JOB:
Return the lines from the one with "Convert this chart to Plotly.js code." through the one with "1641, 1559, 1535];", exactly as they appear and with no pictures.

Records from a dataset:

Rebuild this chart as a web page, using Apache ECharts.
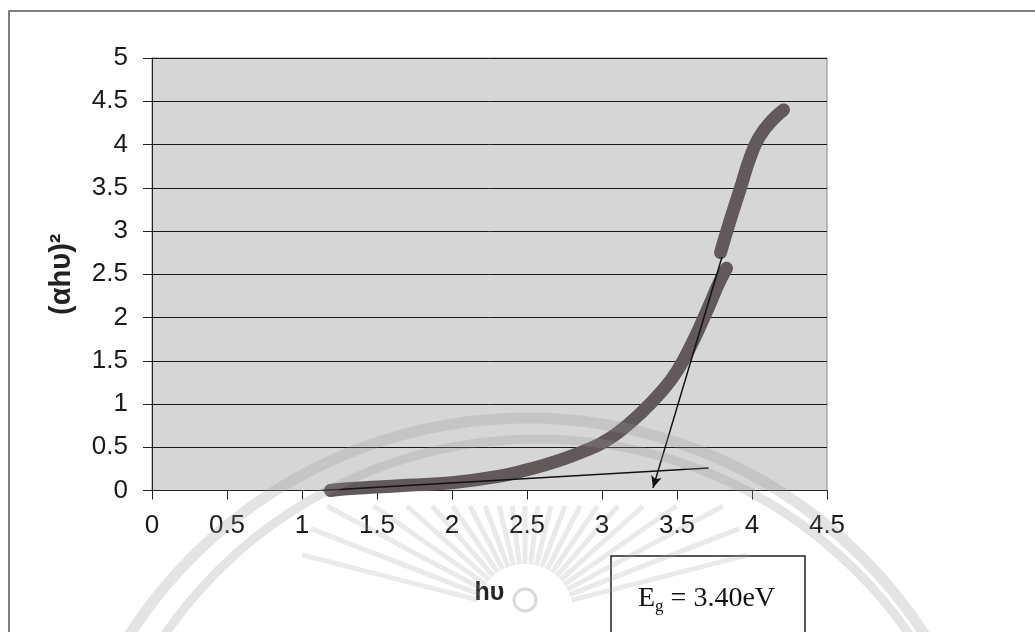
<!DOCTYPE html>
<html><head><meta charset="utf-8">
<script src="https://cdn.jsdelivr.net/npm/echarts@6/dist/echarts.min.js"></script>
<style>html,body{margin:0;padding:0;background:#fff}#c{width:1035px;height:632px}</style>
</head><body><div id="c"></div>
<script>
// ---- data ----
const xAxisName = 'hυ';
const yAxisName = '(αhυ)²';
const xMin = 0, xMax = 4.5, xStep = 0.5;
const yMin = 0, yMax = 5, yStep = 0.5;

// measured curve, lower piece
const lowerX = [1.19, 1.3, 1.5, 1.7, 2.0, 2.3, 2.5, 2.7, 2.9, 3.0, 3.1, 3.25, 3.4, 3.5, 3.6, 3.7, 3.78, 3.83];
const lowerY = [0.0, 0.02, 0.04, 0.06, 0.09, 0.16, 0.24, 0.34, 0.47, 0.55, 0.66, 0.88, 1.15, 1.38, 1.70, 2.08, 2.40, 2.57];
// measured curve, upper piece
const upperX = [3.79, 3.85, 3.92, 3.99, 4.05, 4.14, 4.21];
const upperY = [2.75, 3.10, 3.48, 3.86, 4.09, 4.29, 4.40];

// tangent lines
const baseLineX = [1.13, 3.71];
const baseLineY = [0.0, 0.26];
const steepLineX = [3.80, 3.34];
const steepLineY = [2.70, 0.03];

const egLabel = 'E';
const egSub = 'g';
const egValue = ' = 3.40eV';

const zip = (a, b) => a.map((v, i) => [v, b[i]]);

const chart = echarts.init(document.getElementById('c'), null, {renderer: 'canvas'});

const curveColor = '#62595b';
const wm = 'rgba(150,150,150,0.26)';

// faint scanned seal (watermark) decoration
const deco = [];
deco.push({type: 'arc', z: 100, silent: true, shape: {cx: 527, cy: 891, r: 473, startAngle: Math.PI * 1.1, endAngle: Math.PI * 1.9},
  style: {stroke: wm, lineWidth: 11, fill: 'none'}});
deco.push({type: 'arc', z: 100, silent: true, shape: {cx: 537, cy: 891, r: 452, startAngle: Math.PI * 1.1, endAngle: Math.PI * 1.9},
  style: {stroke: wm, lineWidth: 9, fill: 'none'}});
const sunCx = 525, sunCy = 612;
for (let k = 0; k <= 22; k++) {
  const a = Math.PI * (1.08 + 0.84 * k / 22);
  const s = -Math.sin(a), c = Math.cos(a);
  let len = Math.min(230, (sunCy - 506) / Math.max(s, 0.01));
  deco.push({type: 'line', z: 100, silent: true,
    shape: {x1: sunCx + c * 48, y1: sunCy - s * 48, x2: sunCx + c * len, y2: sunCy - s * len},
    style: {stroke: 'rgba(160,160,160,0.22)', lineWidth: 5}});
}
deco.push({type: 'circle', z: 100, silent: true, shape: {cx: sunCx, cy: sunCy - 12, r: 11},
  style: {stroke: 'rgba(150,150,150,0.35)', lineWidth: 3, fill: 'none'}});

chart.setOption({
  animation: false,
  backgroundColor: '#ffffff',
  grid: {left: 152, top: 58, right: 208, bottom: 141.5, show: true,
         backgroundColor: '#d6d6d6', borderColor: '#8a8a8a', borderWidth: 1},
  xAxis: {
    type: 'value', min: xMin, max: xMax, interval: xStep,
    axisLine: {show: true, onZero: false, lineStyle: {color: '#222', width: 1}},
    axisTick: {show: true, length: 9, lineStyle: {color: '#222'}},
    axisLabel: {fontSize: 26, color: '#1a1a1a', margin: 22, fontFamily: 'Liberation Sans, Arial'},
    splitLine: {show: false},
    name: xAxisName, nameLocation: 'middle', nameGap: 90,
    nameTextStyle: {fontSize: 25, fontWeight: 'bold', color: '#222', fontFamily: 'Liberation Sans, Arial'}
  },
  yAxis: {
    type: 'value', min: yMin, max: yMax, interval: yStep,
    axisLine: {show: true, lineStyle: {color: '#222', width: 1}},
    axisTick: {show: true, length: 9, lineStyle: {color: '#222'}},
    axisLabel: {fontSize: 26, color: '#1a1a1a', margin: 24, fontFamily: 'Liberation Sans, Arial'},
    splitLine: {show: true, lineStyle: {color: '#1a1a1a', width: 1}},
    name: yAxisName, nameLocation: 'middle', nameGap: 76, nameRotate: 90,
    nameTextStyle: {fontSize: 29, fontWeight: 'bold', color: '#222', fontFamily: 'Liberation Sans, Arial'}
  },
  graphic: deco.concat([
    {type: 'rect', z: -10, shape: {x: 9, y: 11, width: 1200, height: 800},
     style: {fill: 'none', stroke: '#555', lineWidth: 1.5}},
    {type: 'rect', shape: {x: 611, y: 556, width: 194, height: 120},
     style: {fill: 'none', stroke: '#222', lineWidth: 1.5}},
    {type: 'text', x: 638, y: 582,
     style: {text: '{a|' + egLabel + '}{s|' + egSub + '}{a|' + egValue + '}',
       rich: {a: {fontSize: 28, fontFamily: 'Liberation Serif, Times New Roman', fill: '#111'},
              s: {fontSize: 17, fontFamily: 'Liberation Serif, Times New Roman', fill: '#111', padding: [16, 0, 0, 0]}}}}
  ]),
  series: [
    {type: 'line', data: zip(lowerX, lowerY), smooth: true, symbol: 'none', z: 3,
     lineStyle: {color: curveColor, width: 13, cap: 'round'}},
    {type: 'line', data: zip(upperX, upperY), smooth: true, symbol: 'none', z: 3,
     lineStyle: {color: curveColor, width: 13, cap: 'round'}},
    {type: 'line', data: zip(baseLineX, baseLineY), symbol: 'none', z: 4,
     lineStyle: {color: '#111', width: 1.5}},
    {type: 'line', data: [], z: 4,
     markLine: {silent: true, symbol: ['none', 'arrow'], symbolSize: [8, 12], label: {show: false},
       lineStyle: {color: '#111', width: 1.5, type: 'solid'},
       data: [[{coord: [steepLineX[0], steepLineY[0]]}, {coord: [steepLineX[1], steepLineY[1]]}]]}}
  ]
});
</script>
</body></html>
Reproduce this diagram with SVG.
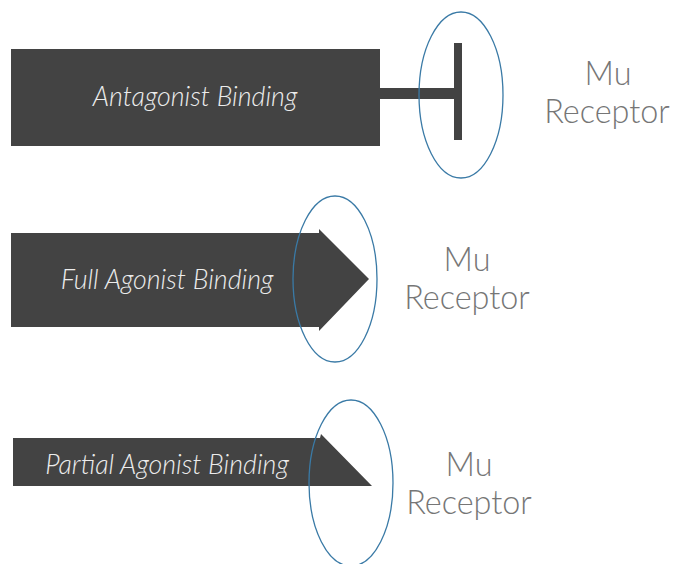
<svg xmlns="http://www.w3.org/2000/svg" width="674" height="564" viewBox="0 0 674 564">
<style>
.shape{fill:#434343;}
.ring{fill:none;stroke:#3a7aa6;stroke-width:1.3;}
.lbl{font-family:Lato,"Open Sans","Liberation Sans",sans-serif;font-style:italic;font-weight:300;font-size:26.8px;fill:#ececec;text-anchor:middle;}
.rec{font-family:Lato,"Open Sans","Liberation Sans",sans-serif;font-weight:300;font-size:32.4px;fill:#767676;text-anchor:middle;}
</style>
<rect width="674" height="564" fill="#ffffff"/>
<g id="antagonist">
<rect class="shape" x="11" y="49" width="369" height="97"/>
<text class="lbl" x="195" y="106">Antagonist Binding</text>
</g>
<g id="connectors">
<rect class="shape" x="380" y="88" width="82" height="11"/>
<rect class="shape" x="454" y="43" width="8" height="97"/>
</g>
<g id="receptor1">
<ellipse class="ring" cx="461" cy="95" rx="42" ry="83"/>
<text class="rec" x="608" y="85">Mu</text>
<text class="rec" x="607" y="123">Receptor</text>
</g>
<g id="full-agonist">
<polygon class="shape" points="11,233 319,233 319,229 369,279 319,331 319,327 11,327"/>
<text class="lbl" x="167" y="289">Full Agonist Binding</text>
</g>
<g id="receptor2">
<ellipse class="ring" cx="335" cy="279" rx="42" ry="83"/>
<text class="rec" x="467" y="271">Mu</text>
<text class="rec" x="467" y="309">Receptor</text>
</g>
<g id="partial-agonist">
<polygon class="shape" points="13,438 320,438 321,434 372,486 13,486"/>
<text class="lbl" x="167" y="474">Partial Agonist Binding</text>
</g>
<g id="receptor3">
<ellipse class="ring" cx="351" cy="483" rx="42" ry="83"/>
<text class="rec" x="469" y="476">Mu</text>
<text class="rec" x="469" y="514">Receptor</text>
</g>
</svg>
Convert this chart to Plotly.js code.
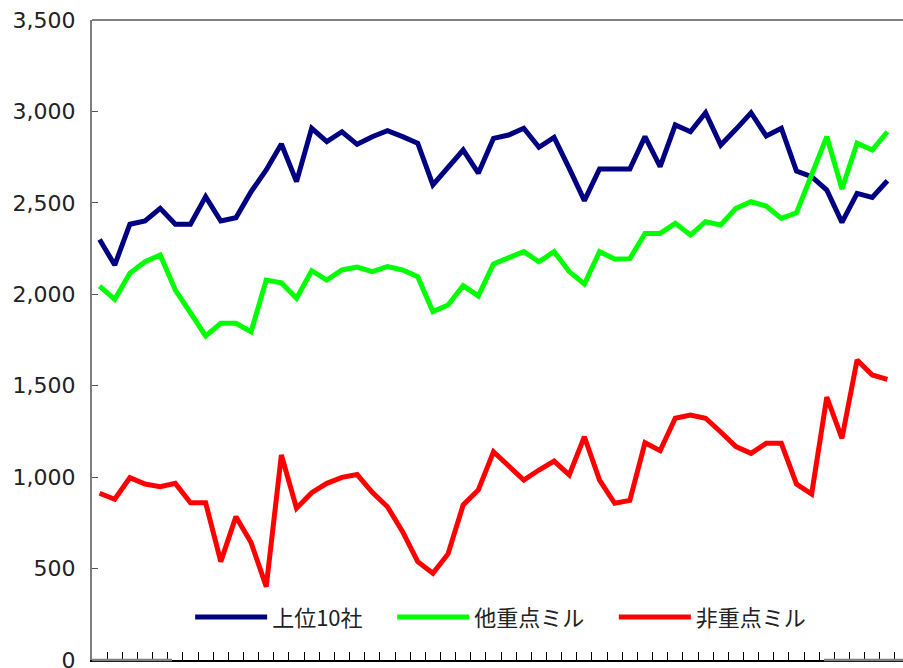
<!DOCTYPE html>
<html>
<head>
<meta charset="utf-8">
<script src="https://cdn.plot.ly/plotly-3.0.1.min.js"></script>
<style>html,body{margin:0;padding:0;background:#fff;}#chart{width:903px;height:668px;}</style>
</head>
<body>
<div id="chart"></div>
<script>
// 53 periods (labels not shown in the original)
const periods = ["1","2","3","4","5","6","7","8","9","10","11","12","13","14","15","16","17","18","19","20",
  "21","22","23","24","25","26","27","28","29","30","31","32","33","34","35","36","37","38","39","40",
  "41","42","43","44","45","46","47","48","49","50","51","52","53"];

const seriesNames = ["上位10社", "他重点ミル", "非重点ミル"];

const top10 = [2300, 2160, 2383, 2401, 2470, 2383, 2383, 2534, 2401, 2419,
  2561, 2680, 2822, 2616, 2908, 2835, 2889, 2820, 2862, 2895,
  2862, 2826, 2598, 2698, 2789, 2662, 2853, 2871, 2908, 2804,
  2858, 2689, 2512, 2685, 2685, 2685, 2862, 2698, 2926, 2889,
  2993, 2816, 2902, 2993, 2866, 2908, 2674, 2643, 2570, 2393,
  2552, 2530, 2621];

const otherKey = [2045, 1972, 2115, 2178, 2215, 2023, 1899, 1772, 1841, 1841,
  1795, 2078, 2063, 1978, 2129, 2078, 2133, 2149, 2124, 2151,
  2133, 2096, 1905, 1941, 2047, 1991, 2166, 2197, 2233, 2178,
  2233, 2124, 2056, 2233, 2193, 2195, 2333, 2333, 2388, 2324,
  2397, 2379, 2470, 2506, 2483, 2415, 2446, 2654, 2862, 2576,
  2826, 2789, 2889];

const nonKey = [912, 879, 997, 962, 948, 966, 860, 860, 538, 784,
  642, 401, 1121, 830, 915, 966, 999, 1014, 917, 838,
  702, 538, 474, 580, 848, 930, 1139, 1061, 984, 1039,
  1088, 1012, 1221, 984, 857, 873, 1188, 1145, 1322, 1340,
  1322, 1247, 1167, 1130, 1185, 1185, 962, 908, 1437, 1212,
  1641, 1559, 1535];

const colors = ["#000080", "#00ff00", "#ff0000"];
const values = [top10, otherKey, nonKey];
const pad = "\u00a0\u00a0\u00a0\u00a0\u00a0";

const traces = values.map((v, i) => ({
  type: "scatter",
  mode: "lines",
  name: seriesNames[i] + (i < values.length - 1 ? pad : ""),
  x: periods,
  y: v,
  line: {color: colors[i], width: 5},
  hoverinfo: "skip"
}));

const layout = {
  width: 903,
  height: 668,
  margin: {l: 92, r: 0, t: 20, b: 8},
  paper_bgcolor: "#ffffff",
  plot_bgcolor: "#ffffff",
  showlegend: true,
  legend: {
    orientation: "h",
    x: 0.121, xanchor: "left",
    y: 0.067, yanchor: "middle",
    bgcolor: "rgba(0,0,0,0)",
    font: {family: "Noto Sans CJK JP, Noto Sans, sans-serif", size: 22, color: "#222"},
    itemwidth: 72,
    traceorder: "normal"
  },
  xaxis: {
    type: "category",
    range: [-0.5, 53.03],
    showgrid: false,
    zeroline: false,
    showticklabels: false,
    tickson: "boundaries",
    ticks: "inside",
    ticklen: 8,
    tickwidth: 1,
    tickcolor: "#000",
    showline: true,
    linecolor: "#000",
    linewidth: 1.5,
    fixedrange: true
  },
  yaxis: {
    range: [0, 3500],
    dtick: 500,
    tick0: 0,
    tickformat: ",d",
    showgrid: false,
    zeroline: false,
    ticks: "inside",
    ticklen: 6,
    tickwidth: 1,
    tickcolor: "#555",
    showline: true,
    linecolor: "#7f7f7f",
    linewidth: 2,
    ticklabelstandoff: 10,
    ticklabeloverflow: "allow",
    tickfont: {family: "DejaVu Sans, Verdana, sans-serif", size: 22, color: "#222"},
    fixedrange: true
  },
  shapes: [
    {type: "line", xref: "paper", yref: "paper", x0: 0, x1: 1.02, y0: 1, y1: 1,
     line: {color: "#808080", width: 2}},
    {type: "line", xref: "paper", yref: "paper", x0: 0, x1: 0.0986, y0: 0, y1: 0,
     line: {color: "#808080", width: 2.5}},
    {type: "line", xref: "paper", yref: "paper", x0: 0.9026, x1: 1.02, y0: 0, y1: 0,
     line: {color: "#808080", width: 2.5}}
  ]
};

Plotly.newPlot("chart", traces, layout, {displayModeBar: false, staticPlot: true});
</script>
</body>
</html>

ANSWER TO THE TASK:
Convert this chart to Plotly.js code.
<!DOCTYPE html>
<html>
<head>
<meta charset="utf-8">
<script src="https://cdn.plot.ly/plotly-3.0.1.min.js"></script>
<style>html,body{margin:0;padding:0;background:#fff;}#chart{width:903px;height:668px;}</style>
</head>
<body>
<div id="chart"></div>
<script>
// 53 periods (labels not shown in the original)
const periods = ["1","2","3","4","5","6","7","8","9","10","11","12","13","14","15","16","17","18","19","20",
  "21","22","23","24","25","26","27","28","29","30","31","32","33","34","35","36","37","38","39","40",
  "41","42","43","44","45","46","47","48","49","50","51","52","53"];

const seriesNames = ["上位10社", "他重点ミル", "非重点ミル"];

const top10 = [2300, 2160, 2383, 2401, 2470, 2383, 2383, 2534, 2401, 2419,
  2561, 2680, 2822, 2616, 2908, 2835, 2889, 2820, 2862, 2895,
  2862, 2826, 2598, 2698, 2789, 2662, 2853, 2871, 2908, 2804,
  2858, 2689, 2512, 2685, 2685, 2685, 2862, 2698, 2926, 2889,
  2993, 2816, 2902, 2993, 2866, 2908, 2674, 2643, 2570, 2393,
  2552, 2530, 2621];

const otherKey = [2045, 1972, 2115, 2178, 2215, 2023, 1899, 1772, 1841, 1841,
  1795, 2078, 2063, 1978, 2129, 2078, 2133, 2149, 2124, 2151,
  2133, 2096, 1905, 1941, 2047, 1991, 2166, 2197, 2233, 2178,
  2233, 2124, 2056, 2233, 2193, 2195, 2333, 2333, 2388, 2324,
  2397, 2379, 2470, 2506, 2483, 2415, 2446, 2654, 2862, 2576,
  2826, 2789, 2889];

const nonKey = [912, 879, 997, 962, 948, 966, 860, 860, 538, 784,
  642, 401, 1121, 830, 915, 966, 999, 1014, 917, 838,
  702, 538, 474, 580, 848, 930, 1139, 1061, 984, 1039,
  1088, 1012, 1221, 984, 857, 873, 1188, 1145, 1322, 1340,
  1322, 1247, 1167, 1130, 1185, 1185, 962, 908, 1437, 1212,
  1641, 1559, 1535];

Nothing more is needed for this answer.